SHORT PROBLEM: The lines to extract run from the start of the records through the line with "import numpy as np", both ends included; drop the pictures.
□ □ □ □ □ □ □
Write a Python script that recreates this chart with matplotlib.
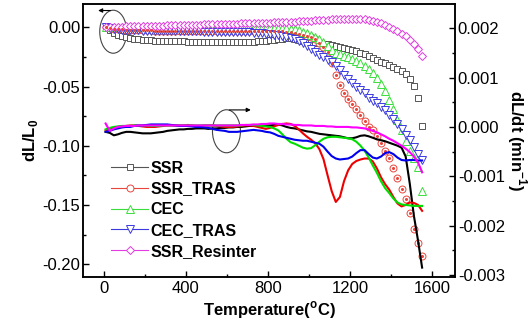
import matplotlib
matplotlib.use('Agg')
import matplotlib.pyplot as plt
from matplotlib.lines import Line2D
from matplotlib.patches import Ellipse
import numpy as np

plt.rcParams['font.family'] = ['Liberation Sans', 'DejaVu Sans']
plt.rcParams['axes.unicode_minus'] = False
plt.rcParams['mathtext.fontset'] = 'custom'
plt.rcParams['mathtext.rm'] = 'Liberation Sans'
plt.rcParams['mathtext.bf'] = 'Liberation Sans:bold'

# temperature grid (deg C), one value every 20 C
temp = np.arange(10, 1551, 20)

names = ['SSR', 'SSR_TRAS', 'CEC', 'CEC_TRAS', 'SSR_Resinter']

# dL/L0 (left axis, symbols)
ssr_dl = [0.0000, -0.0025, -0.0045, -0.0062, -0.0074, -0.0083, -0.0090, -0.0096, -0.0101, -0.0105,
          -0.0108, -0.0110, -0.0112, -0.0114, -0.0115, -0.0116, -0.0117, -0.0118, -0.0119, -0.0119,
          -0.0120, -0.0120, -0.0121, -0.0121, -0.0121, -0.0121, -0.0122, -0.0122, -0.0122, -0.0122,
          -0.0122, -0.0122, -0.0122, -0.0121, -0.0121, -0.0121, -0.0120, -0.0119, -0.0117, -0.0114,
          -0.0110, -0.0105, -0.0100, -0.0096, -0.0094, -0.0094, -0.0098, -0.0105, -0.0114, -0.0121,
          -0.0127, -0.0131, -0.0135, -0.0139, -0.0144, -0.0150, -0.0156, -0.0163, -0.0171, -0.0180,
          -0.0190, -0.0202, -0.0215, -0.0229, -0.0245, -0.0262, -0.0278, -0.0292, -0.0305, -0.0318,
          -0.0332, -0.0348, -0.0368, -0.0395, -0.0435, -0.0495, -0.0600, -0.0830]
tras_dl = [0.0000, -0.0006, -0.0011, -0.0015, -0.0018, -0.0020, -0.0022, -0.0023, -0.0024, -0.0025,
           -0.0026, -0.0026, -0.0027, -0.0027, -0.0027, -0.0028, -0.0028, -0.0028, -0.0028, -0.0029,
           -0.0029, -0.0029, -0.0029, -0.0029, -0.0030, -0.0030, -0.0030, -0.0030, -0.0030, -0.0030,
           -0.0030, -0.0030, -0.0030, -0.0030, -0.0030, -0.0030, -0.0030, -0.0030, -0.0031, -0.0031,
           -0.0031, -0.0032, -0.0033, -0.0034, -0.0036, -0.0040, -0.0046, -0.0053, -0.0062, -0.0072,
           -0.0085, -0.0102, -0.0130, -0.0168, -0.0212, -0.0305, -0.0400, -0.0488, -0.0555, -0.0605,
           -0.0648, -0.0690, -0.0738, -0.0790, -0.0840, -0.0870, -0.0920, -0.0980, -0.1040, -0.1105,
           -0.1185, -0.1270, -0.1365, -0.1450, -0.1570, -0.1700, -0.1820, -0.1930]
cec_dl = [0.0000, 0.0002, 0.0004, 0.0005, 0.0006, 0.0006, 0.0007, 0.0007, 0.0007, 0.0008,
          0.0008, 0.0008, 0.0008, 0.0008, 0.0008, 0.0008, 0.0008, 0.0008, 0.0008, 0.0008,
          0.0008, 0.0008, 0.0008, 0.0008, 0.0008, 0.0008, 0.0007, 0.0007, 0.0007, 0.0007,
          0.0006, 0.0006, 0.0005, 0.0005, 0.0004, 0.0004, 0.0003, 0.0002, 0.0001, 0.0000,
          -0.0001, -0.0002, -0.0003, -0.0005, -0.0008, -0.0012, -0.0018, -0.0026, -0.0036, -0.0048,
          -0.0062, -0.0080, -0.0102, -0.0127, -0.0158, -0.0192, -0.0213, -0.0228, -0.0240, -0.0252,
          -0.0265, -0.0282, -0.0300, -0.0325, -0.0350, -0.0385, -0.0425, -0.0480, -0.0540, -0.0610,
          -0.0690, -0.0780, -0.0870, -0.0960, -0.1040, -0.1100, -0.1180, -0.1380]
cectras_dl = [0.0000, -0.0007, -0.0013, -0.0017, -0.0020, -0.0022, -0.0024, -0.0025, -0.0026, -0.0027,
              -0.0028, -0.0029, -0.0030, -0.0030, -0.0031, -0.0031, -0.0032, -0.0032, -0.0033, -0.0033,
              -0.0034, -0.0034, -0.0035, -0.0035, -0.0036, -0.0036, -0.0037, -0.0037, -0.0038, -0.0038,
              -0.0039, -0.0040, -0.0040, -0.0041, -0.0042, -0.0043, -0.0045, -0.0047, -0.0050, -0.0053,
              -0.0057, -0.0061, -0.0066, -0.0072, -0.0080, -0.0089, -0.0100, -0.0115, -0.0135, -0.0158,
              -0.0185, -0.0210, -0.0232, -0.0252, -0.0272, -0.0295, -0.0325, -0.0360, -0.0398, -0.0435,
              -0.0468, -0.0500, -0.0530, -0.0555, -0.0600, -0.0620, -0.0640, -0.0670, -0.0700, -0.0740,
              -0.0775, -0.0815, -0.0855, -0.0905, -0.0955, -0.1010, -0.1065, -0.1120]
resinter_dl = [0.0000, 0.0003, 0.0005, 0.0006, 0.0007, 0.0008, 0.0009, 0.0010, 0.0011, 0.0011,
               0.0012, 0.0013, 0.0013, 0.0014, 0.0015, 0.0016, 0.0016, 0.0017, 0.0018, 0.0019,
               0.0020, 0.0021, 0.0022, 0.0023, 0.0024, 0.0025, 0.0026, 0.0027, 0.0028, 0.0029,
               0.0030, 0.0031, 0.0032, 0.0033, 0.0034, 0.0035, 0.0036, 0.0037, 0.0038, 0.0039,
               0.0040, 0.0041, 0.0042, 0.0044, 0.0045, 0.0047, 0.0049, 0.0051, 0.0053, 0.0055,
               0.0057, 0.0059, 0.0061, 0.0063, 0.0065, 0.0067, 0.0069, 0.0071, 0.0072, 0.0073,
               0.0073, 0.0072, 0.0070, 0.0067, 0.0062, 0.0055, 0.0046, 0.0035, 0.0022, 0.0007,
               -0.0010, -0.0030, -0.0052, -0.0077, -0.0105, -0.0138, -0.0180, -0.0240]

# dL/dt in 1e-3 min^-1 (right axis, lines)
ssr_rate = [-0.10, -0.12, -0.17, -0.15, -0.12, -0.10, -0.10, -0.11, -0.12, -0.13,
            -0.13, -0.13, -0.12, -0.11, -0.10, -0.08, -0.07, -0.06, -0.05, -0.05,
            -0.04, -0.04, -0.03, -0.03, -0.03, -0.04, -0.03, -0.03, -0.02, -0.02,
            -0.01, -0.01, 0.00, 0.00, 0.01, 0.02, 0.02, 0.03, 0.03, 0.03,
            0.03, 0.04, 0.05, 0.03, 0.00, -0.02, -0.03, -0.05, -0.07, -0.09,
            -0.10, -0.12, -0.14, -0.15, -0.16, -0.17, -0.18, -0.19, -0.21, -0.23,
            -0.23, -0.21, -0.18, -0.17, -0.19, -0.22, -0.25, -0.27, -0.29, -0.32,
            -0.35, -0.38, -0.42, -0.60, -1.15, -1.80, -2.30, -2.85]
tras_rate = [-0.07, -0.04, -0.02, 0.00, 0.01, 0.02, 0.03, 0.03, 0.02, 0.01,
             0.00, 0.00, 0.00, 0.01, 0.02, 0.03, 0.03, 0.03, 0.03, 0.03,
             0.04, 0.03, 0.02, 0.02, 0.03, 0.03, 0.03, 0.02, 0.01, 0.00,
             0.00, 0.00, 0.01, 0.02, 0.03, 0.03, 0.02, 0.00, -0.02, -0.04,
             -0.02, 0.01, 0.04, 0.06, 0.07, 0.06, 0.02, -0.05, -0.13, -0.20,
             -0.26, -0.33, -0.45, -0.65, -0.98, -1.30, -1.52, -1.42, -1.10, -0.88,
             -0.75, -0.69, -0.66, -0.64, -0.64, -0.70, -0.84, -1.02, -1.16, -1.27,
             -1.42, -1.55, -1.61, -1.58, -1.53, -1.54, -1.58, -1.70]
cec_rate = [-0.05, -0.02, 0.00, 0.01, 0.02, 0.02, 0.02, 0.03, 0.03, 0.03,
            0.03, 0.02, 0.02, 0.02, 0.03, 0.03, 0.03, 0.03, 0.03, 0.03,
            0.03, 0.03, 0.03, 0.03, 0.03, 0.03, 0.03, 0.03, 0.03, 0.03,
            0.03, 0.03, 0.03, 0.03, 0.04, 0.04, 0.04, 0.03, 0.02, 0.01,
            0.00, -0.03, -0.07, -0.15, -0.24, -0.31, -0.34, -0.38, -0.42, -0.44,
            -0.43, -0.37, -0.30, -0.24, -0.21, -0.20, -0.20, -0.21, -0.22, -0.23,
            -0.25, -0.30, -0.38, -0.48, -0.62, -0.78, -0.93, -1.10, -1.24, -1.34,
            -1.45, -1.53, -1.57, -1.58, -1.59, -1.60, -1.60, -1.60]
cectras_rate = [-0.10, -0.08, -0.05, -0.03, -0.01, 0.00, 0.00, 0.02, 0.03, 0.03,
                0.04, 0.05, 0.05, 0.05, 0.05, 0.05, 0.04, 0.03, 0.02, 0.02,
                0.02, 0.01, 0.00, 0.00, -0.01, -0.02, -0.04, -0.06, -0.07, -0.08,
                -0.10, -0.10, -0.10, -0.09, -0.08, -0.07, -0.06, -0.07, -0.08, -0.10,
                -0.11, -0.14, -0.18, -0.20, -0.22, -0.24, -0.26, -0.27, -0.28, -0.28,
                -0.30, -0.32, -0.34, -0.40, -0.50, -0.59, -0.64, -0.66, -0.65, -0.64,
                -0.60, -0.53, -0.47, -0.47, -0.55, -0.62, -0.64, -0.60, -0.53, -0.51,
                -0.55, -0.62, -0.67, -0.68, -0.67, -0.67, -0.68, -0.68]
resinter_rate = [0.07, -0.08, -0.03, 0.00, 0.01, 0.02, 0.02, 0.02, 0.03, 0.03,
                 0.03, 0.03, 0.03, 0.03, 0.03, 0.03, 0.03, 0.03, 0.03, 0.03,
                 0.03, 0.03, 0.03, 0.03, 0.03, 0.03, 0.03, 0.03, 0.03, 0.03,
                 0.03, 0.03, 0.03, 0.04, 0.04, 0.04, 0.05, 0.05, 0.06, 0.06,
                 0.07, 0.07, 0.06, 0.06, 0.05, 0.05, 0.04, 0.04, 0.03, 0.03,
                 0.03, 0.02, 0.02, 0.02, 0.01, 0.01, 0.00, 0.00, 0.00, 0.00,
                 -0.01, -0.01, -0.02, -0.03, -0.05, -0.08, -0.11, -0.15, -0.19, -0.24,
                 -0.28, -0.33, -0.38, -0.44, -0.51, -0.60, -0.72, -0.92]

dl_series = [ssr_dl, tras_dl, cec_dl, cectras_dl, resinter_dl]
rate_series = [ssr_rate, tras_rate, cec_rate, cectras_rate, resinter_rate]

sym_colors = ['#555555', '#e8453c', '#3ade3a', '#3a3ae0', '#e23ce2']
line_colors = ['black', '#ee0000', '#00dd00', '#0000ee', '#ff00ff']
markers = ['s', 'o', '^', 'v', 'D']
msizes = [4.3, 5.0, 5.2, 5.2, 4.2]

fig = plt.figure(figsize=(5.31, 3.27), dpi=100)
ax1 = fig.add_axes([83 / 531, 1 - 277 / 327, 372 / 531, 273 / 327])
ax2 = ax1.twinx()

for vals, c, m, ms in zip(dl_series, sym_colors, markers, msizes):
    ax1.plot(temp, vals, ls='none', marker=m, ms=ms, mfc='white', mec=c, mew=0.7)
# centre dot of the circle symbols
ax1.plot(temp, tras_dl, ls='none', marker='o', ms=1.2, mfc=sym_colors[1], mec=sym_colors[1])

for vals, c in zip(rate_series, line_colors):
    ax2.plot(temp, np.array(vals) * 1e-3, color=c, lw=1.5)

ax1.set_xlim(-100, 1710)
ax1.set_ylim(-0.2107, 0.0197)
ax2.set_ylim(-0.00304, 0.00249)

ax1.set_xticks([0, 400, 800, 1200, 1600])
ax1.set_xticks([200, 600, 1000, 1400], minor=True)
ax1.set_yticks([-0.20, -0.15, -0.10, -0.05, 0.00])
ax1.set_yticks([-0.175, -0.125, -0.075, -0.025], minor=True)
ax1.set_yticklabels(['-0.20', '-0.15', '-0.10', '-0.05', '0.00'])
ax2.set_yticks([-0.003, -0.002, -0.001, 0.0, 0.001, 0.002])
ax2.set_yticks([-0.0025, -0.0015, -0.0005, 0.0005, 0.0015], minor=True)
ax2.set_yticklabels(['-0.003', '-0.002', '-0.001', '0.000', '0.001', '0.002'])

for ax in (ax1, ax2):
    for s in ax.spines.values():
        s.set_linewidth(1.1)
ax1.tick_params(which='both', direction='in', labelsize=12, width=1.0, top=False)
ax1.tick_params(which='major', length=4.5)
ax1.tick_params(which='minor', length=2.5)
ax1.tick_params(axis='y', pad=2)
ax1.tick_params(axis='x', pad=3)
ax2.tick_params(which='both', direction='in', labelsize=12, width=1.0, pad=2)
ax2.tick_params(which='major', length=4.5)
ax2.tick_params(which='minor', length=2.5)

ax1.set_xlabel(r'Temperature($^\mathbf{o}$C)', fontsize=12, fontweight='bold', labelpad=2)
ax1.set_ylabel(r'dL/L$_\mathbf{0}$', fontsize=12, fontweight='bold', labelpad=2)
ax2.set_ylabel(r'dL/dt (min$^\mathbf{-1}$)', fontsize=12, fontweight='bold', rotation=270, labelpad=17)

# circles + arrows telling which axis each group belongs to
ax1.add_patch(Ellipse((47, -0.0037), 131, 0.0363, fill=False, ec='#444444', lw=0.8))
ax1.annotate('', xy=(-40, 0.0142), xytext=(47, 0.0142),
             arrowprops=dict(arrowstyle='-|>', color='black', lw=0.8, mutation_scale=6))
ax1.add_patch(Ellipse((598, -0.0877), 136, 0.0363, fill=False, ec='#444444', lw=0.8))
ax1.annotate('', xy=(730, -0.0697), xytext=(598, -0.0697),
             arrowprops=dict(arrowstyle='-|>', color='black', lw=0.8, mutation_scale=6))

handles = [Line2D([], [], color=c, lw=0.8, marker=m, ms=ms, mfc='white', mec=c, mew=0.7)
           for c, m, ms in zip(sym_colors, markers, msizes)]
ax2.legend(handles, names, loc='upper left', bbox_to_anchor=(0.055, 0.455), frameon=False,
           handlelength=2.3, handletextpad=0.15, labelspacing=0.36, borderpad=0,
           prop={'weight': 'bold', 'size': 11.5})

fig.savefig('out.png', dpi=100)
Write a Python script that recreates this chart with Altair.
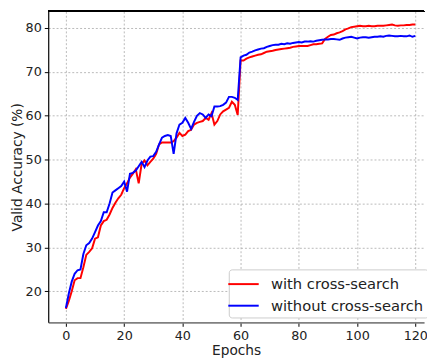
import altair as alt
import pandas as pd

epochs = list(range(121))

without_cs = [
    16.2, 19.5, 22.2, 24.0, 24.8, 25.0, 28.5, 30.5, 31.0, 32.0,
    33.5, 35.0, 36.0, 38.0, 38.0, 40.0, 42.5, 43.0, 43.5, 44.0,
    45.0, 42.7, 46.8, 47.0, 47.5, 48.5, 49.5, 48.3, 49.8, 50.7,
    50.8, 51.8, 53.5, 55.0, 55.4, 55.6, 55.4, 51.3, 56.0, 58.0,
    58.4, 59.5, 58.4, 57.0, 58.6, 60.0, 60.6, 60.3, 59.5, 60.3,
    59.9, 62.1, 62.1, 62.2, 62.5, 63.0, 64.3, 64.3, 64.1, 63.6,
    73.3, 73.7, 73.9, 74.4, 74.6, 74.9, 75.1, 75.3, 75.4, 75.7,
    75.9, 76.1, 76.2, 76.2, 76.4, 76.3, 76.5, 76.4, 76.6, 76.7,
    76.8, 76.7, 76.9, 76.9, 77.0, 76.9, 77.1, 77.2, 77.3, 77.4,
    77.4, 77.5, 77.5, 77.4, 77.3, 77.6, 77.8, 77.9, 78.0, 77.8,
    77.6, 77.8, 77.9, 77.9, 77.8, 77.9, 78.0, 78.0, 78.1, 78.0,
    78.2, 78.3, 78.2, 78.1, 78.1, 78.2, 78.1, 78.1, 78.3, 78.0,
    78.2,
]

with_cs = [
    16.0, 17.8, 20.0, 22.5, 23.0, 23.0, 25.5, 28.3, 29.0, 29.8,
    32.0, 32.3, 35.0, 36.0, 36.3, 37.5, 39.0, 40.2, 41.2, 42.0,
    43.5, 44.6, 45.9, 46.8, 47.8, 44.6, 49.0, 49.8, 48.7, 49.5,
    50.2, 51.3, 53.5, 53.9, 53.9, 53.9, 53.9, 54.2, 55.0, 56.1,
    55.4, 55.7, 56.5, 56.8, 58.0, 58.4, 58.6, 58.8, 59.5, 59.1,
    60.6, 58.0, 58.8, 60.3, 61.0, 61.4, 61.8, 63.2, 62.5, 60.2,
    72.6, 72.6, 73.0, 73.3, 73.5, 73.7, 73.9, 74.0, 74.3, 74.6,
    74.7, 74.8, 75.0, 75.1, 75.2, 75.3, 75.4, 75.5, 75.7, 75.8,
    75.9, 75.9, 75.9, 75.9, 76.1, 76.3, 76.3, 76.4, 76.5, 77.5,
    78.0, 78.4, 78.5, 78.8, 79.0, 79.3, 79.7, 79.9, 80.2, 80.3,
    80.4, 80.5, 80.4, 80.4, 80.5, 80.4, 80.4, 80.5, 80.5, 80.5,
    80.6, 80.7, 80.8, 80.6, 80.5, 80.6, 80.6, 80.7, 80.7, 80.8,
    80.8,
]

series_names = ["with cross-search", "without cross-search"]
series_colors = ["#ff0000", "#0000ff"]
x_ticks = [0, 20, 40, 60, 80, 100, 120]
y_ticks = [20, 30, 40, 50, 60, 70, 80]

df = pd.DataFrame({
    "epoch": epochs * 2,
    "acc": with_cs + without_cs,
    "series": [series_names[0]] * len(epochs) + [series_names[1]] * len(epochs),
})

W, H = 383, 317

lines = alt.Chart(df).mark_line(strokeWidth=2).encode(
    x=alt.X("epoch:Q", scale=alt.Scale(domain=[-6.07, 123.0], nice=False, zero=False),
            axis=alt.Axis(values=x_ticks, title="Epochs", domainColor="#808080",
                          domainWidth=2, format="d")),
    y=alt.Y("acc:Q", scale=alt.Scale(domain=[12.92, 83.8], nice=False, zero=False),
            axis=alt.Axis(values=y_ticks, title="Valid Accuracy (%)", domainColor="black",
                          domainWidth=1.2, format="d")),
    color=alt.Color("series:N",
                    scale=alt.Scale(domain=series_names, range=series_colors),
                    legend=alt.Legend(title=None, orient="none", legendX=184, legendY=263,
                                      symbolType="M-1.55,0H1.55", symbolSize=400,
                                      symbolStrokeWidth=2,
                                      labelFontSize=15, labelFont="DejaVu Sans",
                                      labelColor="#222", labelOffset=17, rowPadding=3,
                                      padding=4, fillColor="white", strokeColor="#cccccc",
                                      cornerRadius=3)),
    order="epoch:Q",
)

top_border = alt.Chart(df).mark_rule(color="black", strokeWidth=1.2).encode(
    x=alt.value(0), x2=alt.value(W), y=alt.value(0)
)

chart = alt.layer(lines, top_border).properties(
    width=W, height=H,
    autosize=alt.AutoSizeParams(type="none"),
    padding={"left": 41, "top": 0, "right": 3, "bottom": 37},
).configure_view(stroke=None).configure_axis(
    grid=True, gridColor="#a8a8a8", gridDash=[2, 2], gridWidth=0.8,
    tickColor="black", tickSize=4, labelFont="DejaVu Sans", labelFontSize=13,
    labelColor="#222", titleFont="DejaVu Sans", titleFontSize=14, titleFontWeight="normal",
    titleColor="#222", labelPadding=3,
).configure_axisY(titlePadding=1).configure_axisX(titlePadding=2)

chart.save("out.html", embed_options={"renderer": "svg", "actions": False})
□ □ □ □ □ □ □
EXPECTED ANSWER:
Write a Python script that recreates this chart with matplotlib.
import matplotlib
matplotlib.use('Agg')
import matplotlib.pyplot as plt
from matplotlib.lines import Line2D
from matplotlib.patches import Ellipse
import numpy as np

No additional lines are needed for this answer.